All of the material should be reproduced exactly, with pictures left out.
■ ■ ■ ■
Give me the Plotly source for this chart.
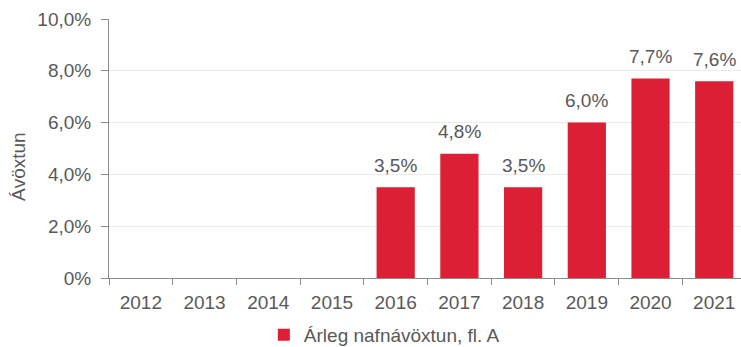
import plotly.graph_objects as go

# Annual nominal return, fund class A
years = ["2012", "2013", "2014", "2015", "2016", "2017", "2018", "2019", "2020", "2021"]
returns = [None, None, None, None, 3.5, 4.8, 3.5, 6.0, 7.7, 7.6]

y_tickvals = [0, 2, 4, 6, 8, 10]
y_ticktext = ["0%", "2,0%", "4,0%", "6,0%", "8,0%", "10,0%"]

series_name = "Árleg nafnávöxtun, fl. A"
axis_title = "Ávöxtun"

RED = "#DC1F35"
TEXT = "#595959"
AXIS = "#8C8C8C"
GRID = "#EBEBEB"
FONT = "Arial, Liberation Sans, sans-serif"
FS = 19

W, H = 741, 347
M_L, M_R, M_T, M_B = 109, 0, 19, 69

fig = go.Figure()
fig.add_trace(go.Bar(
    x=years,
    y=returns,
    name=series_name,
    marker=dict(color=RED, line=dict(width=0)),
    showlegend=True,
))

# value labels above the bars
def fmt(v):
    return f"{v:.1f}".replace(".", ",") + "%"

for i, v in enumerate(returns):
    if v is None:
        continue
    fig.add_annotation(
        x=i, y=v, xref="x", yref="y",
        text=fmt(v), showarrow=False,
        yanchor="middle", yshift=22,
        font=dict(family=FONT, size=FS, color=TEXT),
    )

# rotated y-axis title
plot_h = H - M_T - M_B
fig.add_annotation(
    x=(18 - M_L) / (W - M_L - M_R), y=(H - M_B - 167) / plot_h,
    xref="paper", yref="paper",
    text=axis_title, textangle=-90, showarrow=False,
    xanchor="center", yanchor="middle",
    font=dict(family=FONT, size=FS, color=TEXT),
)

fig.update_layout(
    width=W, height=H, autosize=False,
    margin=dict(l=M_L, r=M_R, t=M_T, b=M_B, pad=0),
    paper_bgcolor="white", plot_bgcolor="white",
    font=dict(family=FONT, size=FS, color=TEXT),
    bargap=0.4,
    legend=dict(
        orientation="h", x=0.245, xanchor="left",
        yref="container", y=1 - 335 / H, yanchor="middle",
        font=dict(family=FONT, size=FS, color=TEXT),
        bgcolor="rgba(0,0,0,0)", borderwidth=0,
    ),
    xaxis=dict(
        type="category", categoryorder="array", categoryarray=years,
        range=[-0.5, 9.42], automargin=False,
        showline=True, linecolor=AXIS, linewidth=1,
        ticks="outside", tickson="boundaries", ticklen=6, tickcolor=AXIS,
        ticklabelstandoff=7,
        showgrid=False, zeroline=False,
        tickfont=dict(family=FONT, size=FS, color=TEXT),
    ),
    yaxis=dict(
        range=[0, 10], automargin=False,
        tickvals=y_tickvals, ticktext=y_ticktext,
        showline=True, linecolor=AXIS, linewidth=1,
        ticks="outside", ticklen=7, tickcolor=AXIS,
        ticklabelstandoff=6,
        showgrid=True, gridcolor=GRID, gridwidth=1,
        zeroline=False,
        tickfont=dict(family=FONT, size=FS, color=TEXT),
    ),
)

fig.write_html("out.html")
■ ■ ■ ■
Exercise solution
Give me the Plotly source for this chart.
import plotly.graph_objects as go

# Annual nominal return, fund class A
years = ["2012", "2013", "2014", "2015", "2016", "2017", "2018", "2019", "2020", "2021"]
returns = [None, None, None, None, 3.5, 4.8, 3.5, 6.0, 7.7, 7.6]

y_tickvals = [0, 2, 4, 6, 8, 10]
y_ticktext = ["0%", "2,0%", "4,0%", "6,0%", "8,0%", "10,0%"]

series_name = "Árleg nafnávöxtun, fl. A"
axis_title = "Ávöxtun"

RED = "#DC1F35"
TEXT = "#595959"
AXIS = "#8C8C8C"
GRID = "#EBEBEB"
FONT = "Arial, Liberation Sans, sans-serif"
FS = 19

W, H = 741, 347
M_L, M_R, M_T, M_B = 109, 0, 19, 69

fig = go.Figure()
fig.add_trace(go.Bar(
    x=years,
    y=returns,
    name=series_name,
    marker=dict(color=RED, line=dict(width=0)),
    showlegend=True,
))

# value labels above the bars
def fmt(v):
    return f"{v:.1f}".replace(".", ",") + "%"

for i, v in enumerate(returns):
    if v is None:
        continue
    fig.add_annotation(
        x=i, y=v, xref="x", yref="y",
        text=fmt(v), showarrow=False,
        yanchor="middle", yshift=22,
        font=dict(family=FONT, size=FS, color=TEXT),
    )

# rotated y-axis title
plot_h = H - M_T - M_B
fig.add_annotation(
    x=(18 - M_L) / (W - M_L - M_R), y=(H - M_B - 167) / plot_h,
    xref="paper", yref="paper",
    text=axis_title, textangle=-90, showarrow=False,
    xanchor="center", yanchor="middle",
    font=dict(family=FONT, size=FS, color=TEXT),
)

fig.update_layout(
    width=W, height=H, autosize=False,
    margin=dict(l=M_L, r=M_R, t=M_T, b=M_B, pad=0),
    paper_bgcolor="white", plot_bgcolor="white",
    font=dict(family=FONT, size=FS, color=TEXT),
    bargap=0.4,
    legend=dict(
        orientation="h", x=0.245, xanchor="left",
        yref="container", y=1 - 335 / H, yanchor="middle",
        font=dict(family=FONT, size=FS, color=TEXT),
        bgcolor="rgba(0,0,0,0)", borderwidth=0,
    ),
    xaxis=dict(
        type="category", categoryorder="array", categoryarray=years,
        range=[-0.5, 9.42], automargin=False,
        showline=True, linecolor=AXIS, linewidth=1,
        ticks="outside", tickson="boundaries", ticklen=6, tickcolor=AXIS,
        ticklabelstandoff=7,
        showgrid=False, zeroline=False,
        tickfont=dict(family=FONT, size=FS, color=TEXT),
    ),
    yaxis=dict(
        range=[0, 10], automargin=False,
        tickvals=y_tickvals, ticktext=y_ticktext,
        showline=True, linecolor=AXIS, linewidth=1,
        ticks="outside", ticklen=7, tickcolor=AXIS,
        ticklabelstandoff=6,
        showgrid=True, gridcolor=GRID, gridwidth=1,
        zeroline=False,
        tickfont=dict(family=FONT, size=FS, color=TEXT),
    ),
)

fig.write_html("out.html")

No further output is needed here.